辛い恋の先を探す前に、「全部の私」を自分で抱きしめる勇気が必要だった

彼氏がいない間に開かれた宗教(男いらん教)を急いで折りたたみ、私は告白されたのを機に、世間一般の何の変哲もない彼女となった。少し前まで先進的な宗教の先駆者だったのに、今はラインの既読がつかないだけで苛苛する女Bである。
ほしい指輪があった。それは結婚指輪とか婚約指輪とかそういった類のものではなく、駅ナカの雑貨屋さんで見かけた3000円くらいのものだ。謎にハートが垂れ下がっており、光が当たると宝石部分がまあるく輝いて、まるでお姫さまがつけるような華奢な指輪であった。

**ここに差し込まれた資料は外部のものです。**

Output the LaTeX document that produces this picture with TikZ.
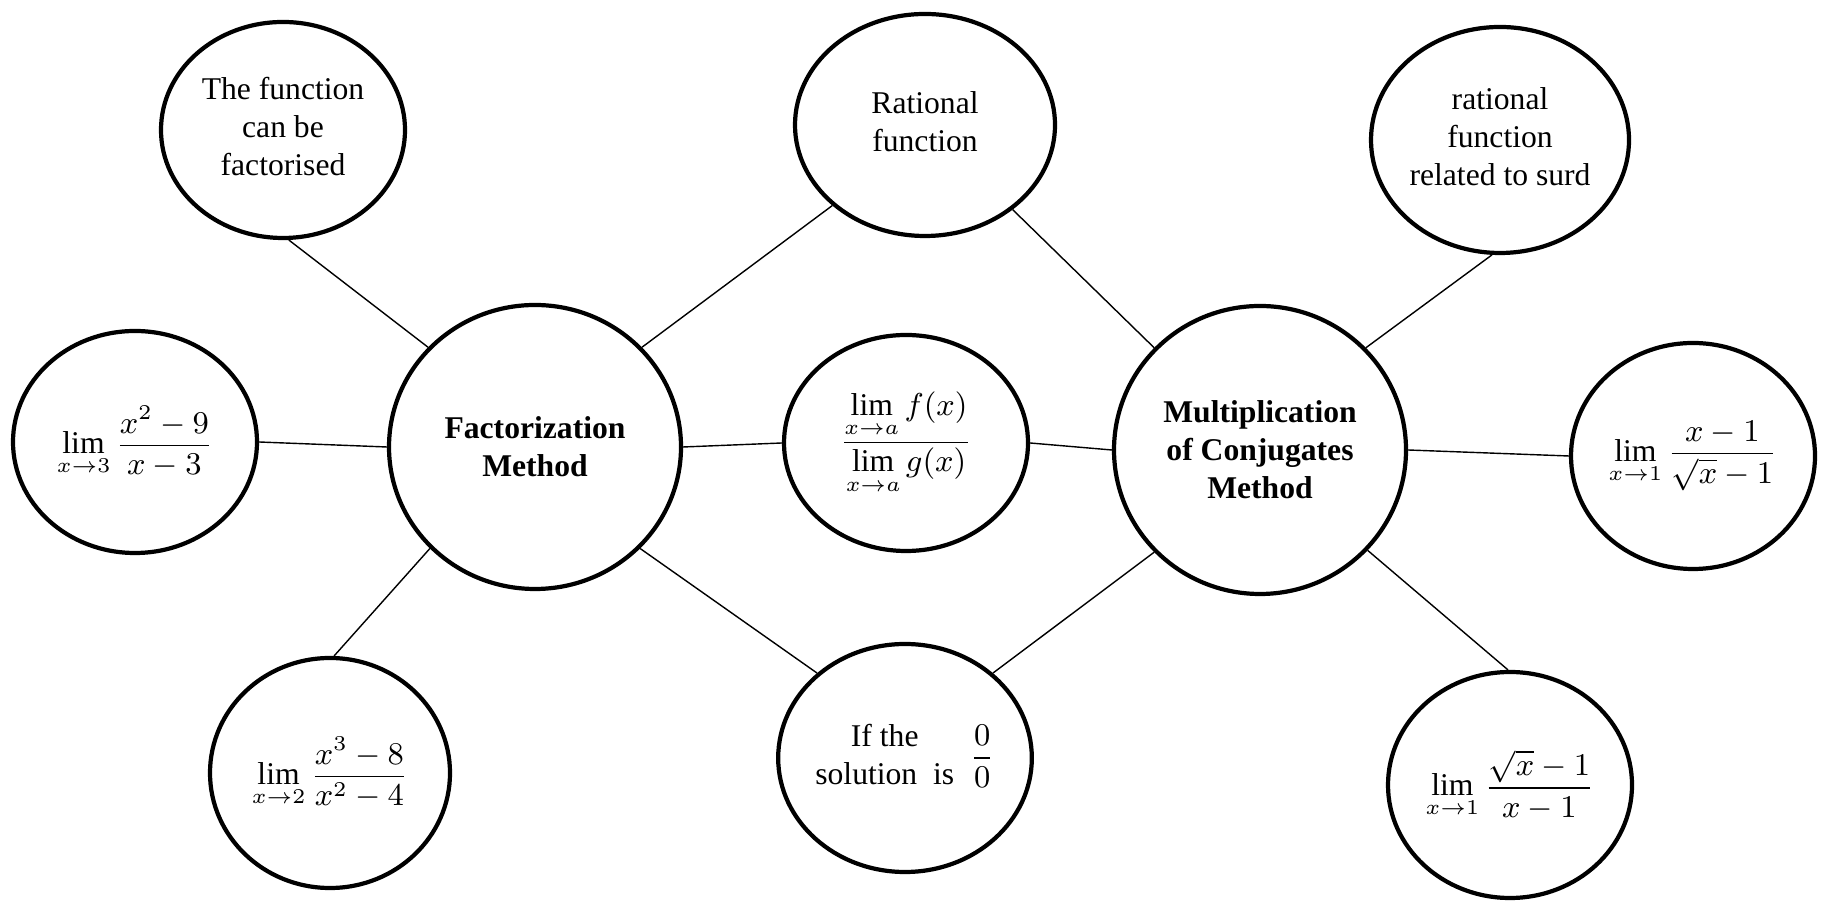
\documentclass[tikz,border=0pt]{standalone}
\usepackage{amsmath}
\usepackage{fontspec}
\setmainfont{Liberation Serif}
\usepackage{tikz}
\usetikzlibrary{shapes.geometric}

\tikzset{
  bubble/.style={ellipse,draw,line width=1.2pt,inner sep=0pt,align=center,
    minimum width=2.44cm,minimum height=2.22cm,font=\fontsize{9}{10.8}\selectfont},
  hub/.style={bubble,minimum width=2.92cm,minimum height=2.84cm,font=\fontsize{9}{10.8}\selectfont\bfseries},
  link/.style={line width=0.4pt}
}

\begin{document}
\begin{tikzpicture}[x=1cm,y=1cm]
  \useasboundingbox (0,0) rectangle (18.22,9.04);

  % the two methods
  \node[hub] (fm) at (5.35,4.57) {Factorization\\Method};
  \node[hub,minimum height=2.88cm] (mc) at (12.60,4.54) {Multiplication\\of Conjugates\\Method};

  % top row
  \node[bubble,minimum height=2.16cm] (tf) at (2.83,7.74) {\raisebox{0.05cm}{\begin{tabular}{@{}c@{}}The function\\can be\\factorised\end{tabular}}};
  \node[bubble,minimum width=2.6cm] (rf) at (9.25,7.79) {\raisebox{0.05cm}{\begin{tabular}{@{}c@{}}Rational\\function\end{tabular}}};
  \node[bubble,minimum width=2.58cm,minimum height=2.26cm] (rs) at (15.00,7.64) {\raisebox{0.15cm}{\begin{tabular}{@{}c@{}}rational\\function\\related to surd\end{tabular}}};

  % middle row
  \node[bubble] (fl) at (1.35,4.62) {$\displaystyle\lim_{x\to3}\frac{x^{2}-9}{x-3}$};
  \node[bubble,minimum height=2.16cm] (fc) at (9.06,4.61) {$\dfrac{\lim\limits_{x\to a}f(x)}{\lim\limits_{x\to a}g(x)}$};
  \node[bubble,minimum height=2.26cm] (rl) at (16.93,4.48) {$\displaystyle\lim_{x\to1}\frac{x-1}{\sqrt{x}-1}$};

  % bottom row
  \node[bubble,minimum width=2.40cm,minimum height=2.30cm] (bl) at (3.30,1.31) {$\displaystyle\lim_{x\to2}\frac{x^{3}-8}{x^{2}-4}$};
  \node[bubble,minimum height=2.28cm] (bm) at (9.05,1.46) {\begin{tabular}{@{}c@{}}If the\\solution\ \ is\end{tabular}\ \ $\dfrac{0}{0}$};
  \node[bubble,minimum height=2.26cm] (br) at (15.10,1.19) {$\displaystyle\lim_{x\to1}\frac{\sqrt{x}-1}{x-1}$};

  % connectors
  \foreach \a/\b in {tf.-87/fm.137, fl.east/fm.west, bl.88/fm.-136,
                     fm.43/rf.-139, fm.east/fc.west, fm.-44/bm.136,
                     rf.-44/mc.136, fc.east/mc.west, bm.44/mc.-136,
                     mc.44/rs.-94, mc.east/rl.west, mc.-43/br.91}
    \draw[link] (\a) -- (\b);
\end{tikzpicture}
\end{document}
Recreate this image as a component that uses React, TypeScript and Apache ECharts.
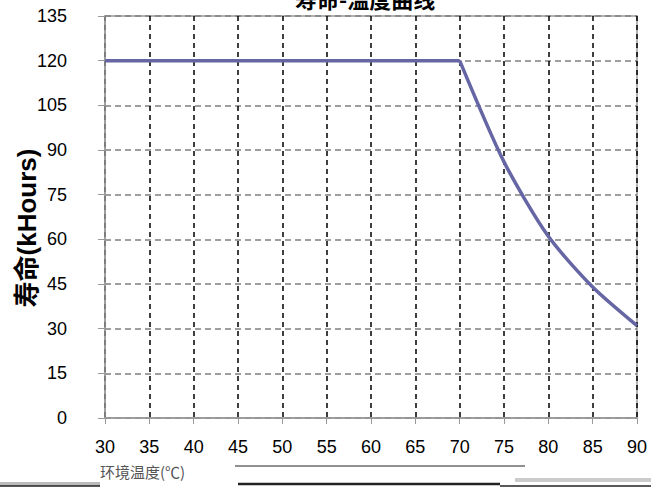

私は可愛くなかった。それは顔の造形がとか体型がとか何か一つを指して言っているのではなく、全体としての「かわいらしさ」という、日本人女性だったら当然のように備えているはずの特性を持ち合わせていないということだ。クールな見た目に反して、リボン!ハート!フリフリ!といった平成女児の権化みたいなものが昔から大好きだった。幼少期のお気に入りは、限られた面積にこれでもかと宝石やハートを散りばめ、極めつけにリボンのチャラチャラを付けた、イタいけな帽子だった。
残念ながらその好みはいまだ変わっていない。小さい頃は何も考えず好きなものを身に着けていた。しかし成長するにつれ、自分と自分の好きなもののミスマッチに気が付き、自然と手に取らなくなっていた。
図々しいことはできない。「これ買って!」と言える女Cにはなれなかった。可愛くおねだりができる人種がいることは理解しているが、どういう思考回路を経て実行に移されているのか、齢20年生きても分からない。彼が好きになった私は女Aであって、つまり落ち着きがあって頼りがいのあるジャケットが似合う女であって決して「これ買って」とねだって本当に買ってもらえるような女Cではない。
買ってもらうことで愛を測るなんてばかばかしいと思っていた。けれど、私もその一端を担っていたようだ。その値段が大きければ大きいほど私にこれだけ掛けられるんだ結婚しようねと舞い上がり、小さければ小さいほど私になんの価値もないのね別れようとなる。以前編纂していた経典(日記)にはそんな極端なことは何も記されておらず、ただ男いらんとだけだった。全くあてにならない。
これだけごちゃごちゃ言っているが、結局のところ、これ買ってと言って断られるのが怖かったのだ。似合わないものが好きなんだな、とか、せこいな、とか思われるのが嫌だった。
今振り返るとそれは、辛い恋だったと言えると同時にそうでもないとも言える。世の彼女が通過する儀式のようなもので、私はそれを乗り越えられなかった。私を構成するすべての部分を出せなかった。AもBもCもすべて自分の要素なのに、それを抑えて常にAでいようとした。そうなれば、我慢が増えるのも当然だ。
私はAからZまでを全部、見せていたらよかったのだろうか。あの頃の私は未熟だったのだろうか。今考えても、よく分からない。
ただ一つ確かなのは、辛い恋の先を探すより前に、「全部の私」を自分で抱きしめる勇気が必要だったということだ。